È cominciata all’insegna dei dispetti, degli sgambetti e delle divisioni la XIX legislatura. Il centro destra che ha vinto le elezioni si è presentato al primo appuntamento diviso e pronto a una guerra fratricida. Lo si è visto con il voto per eleggere i presidenti di Camera e Senato.
Al Senato è stato eletto presidente Ignazio La Russa, storia politica tutta alla estrema destra prima con il Movimento sociale con Fratelli d’Italia. Ma a La Russa sono mancati quasi tutti i voti dei senatori di Forza Italia.
Alla chiamata al voto hanno risposto solo il fondatore di FI Silvio Berlusconi e l’ex presidente del Senato (XVIII legislatura) Maria Alberti Casellati. Tutti gli altri non hanno votato. La spiegazione sarebbe nel diktat lanciato dalla senatrice di FI Licia Ronzulli a tutti i suoi colleghi. La Ronzulli, che come storia politica ha al suo attivo l’essere diventata l’ombra di Silvio Berlusconi tanto da essere soprannominata la Badante, ha imposto il non voto come forma di pressione per piegare le resistenza di Giorgia Meloni al suo ingresso nel prossimo governo.

La Ronzulli vorrebbe guidare un ministero, anche di peso tipo la Sanità, ma la Meloni non ha nessuna voglia di averla in consiglio dei ministri. Né in un ministero con portafoglio né in uno senza portafoglio. Non la vuole punto e basta, perché a suo giudizio nulla porta alla linea di formare una compagine di persone esperte e di valore.

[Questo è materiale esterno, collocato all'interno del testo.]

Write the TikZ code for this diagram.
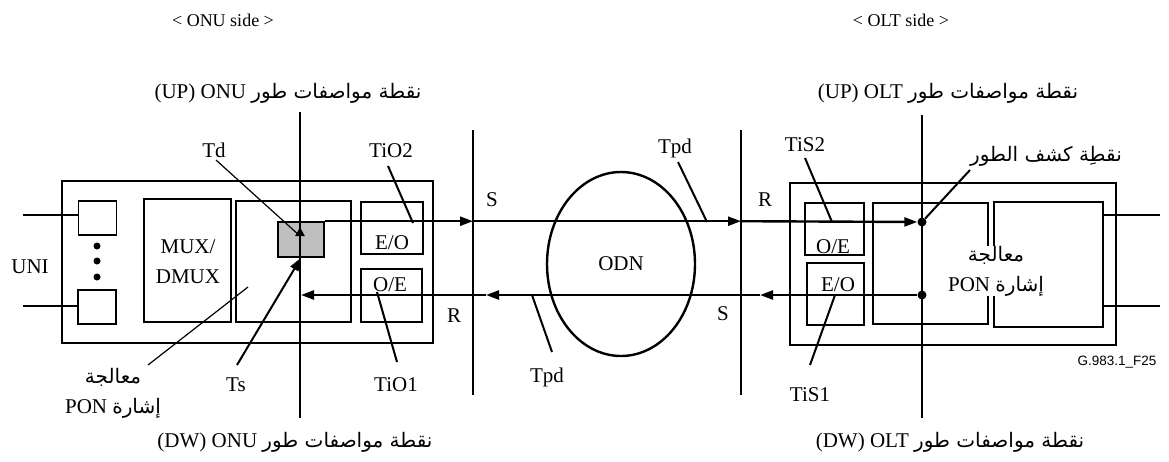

Ma Ignazio La Russa ha comunque raggiunto un numero sufficiente di voti, 116. In suo soccorso è arrivato un compatto plotone dall’opposizione. Nessun gruppo politico ha rivendicato il gesto ma i sospetti si sono subito rivolti in direzione del Terzo Polo, la formazione centrista di Carlo Calenda e Matteo Renzi, e del Movimento 5 Stelle. Se fosse il Terzo Polo ad aver aiutato il centro destra ad avere il presidente gradito a Giorgia Meloni, il gesto può essere tranquillamente considerato come l’offerta di venire in soccorso del futuro governo ogniqualvolta le contraddizioni interne alla coalizione Fratelli d’Italia-Forze Italia-Lega rischiano di mandare il governo in minoranza. E nel più immediato futuro ad avere il sostegno del centro destra al momento della scelta delle vice presidenze di Camera e Senato e delle commissioni parlamentari di garanzia il cui presidente viene scelto tra i membri dell’opposizione.
Se invece l’aiutino fosse arrivato dal Movimento 5 Stelle è più probabile che questo possa essere interpretato come un gesto per far salire la tensione all’interno del centro destra in vista della formazione del prossimo governo. Qualcosa a metà tra la goliardia e la politica corsara.

Per la Camera ci sono voluti due giorni di votazioni. Giovedì è stato bruciato il candidato della Lega Riccardo Molinari, ex capogruppo nella precedente legislatura, con tre votazioni in cui hanno prevalso le schede bianche. È stato affossato sempre dai dissidi interni al centro destra. Oggi, l’ha spuntata Lorenzo Fontana che ha però ottenuto 15 voti in meno rispetto alla somma di tutti i parlamentari del centro destra. Fontana, molto legato al segretario Matteo Salvini, non ha mai nascosto le sue simpatie per politici come Donald Trump e Vladimir Putin, si è sempre richiamato alla cosiddetta famiglia tradizionale e usa in continuazione l’espressione “identità” e “valori identitari”. Paritto democratico e Movimento 5 Stelle hanno disertato il brindisi del dopo elezioni presidenti della Camera.
Adesso, in vista dell’inizio delle consultazioni al Quirinale, entrerà nel pieno la trattativa per il governo. E viste le divisioni interne alla coalizione di centro destra, è assai probabile che il percorso sarà assi accidentato. I due alleati di Fratelli d’Italia (Lega e Forza Italia) faranno di tutto per dimostrare che senza i loro voti la maggioranza scompare in un attimo e i sogni di Giorgia Meloni possono andare in frantumi molto presto. Basterebbe guardare agli appunti che Silvio Berlusconi teneva in vista sul suo scranno da senatore dove le leader di FdI viene definita “prepotente”, “arrogante”, “onnipotente”.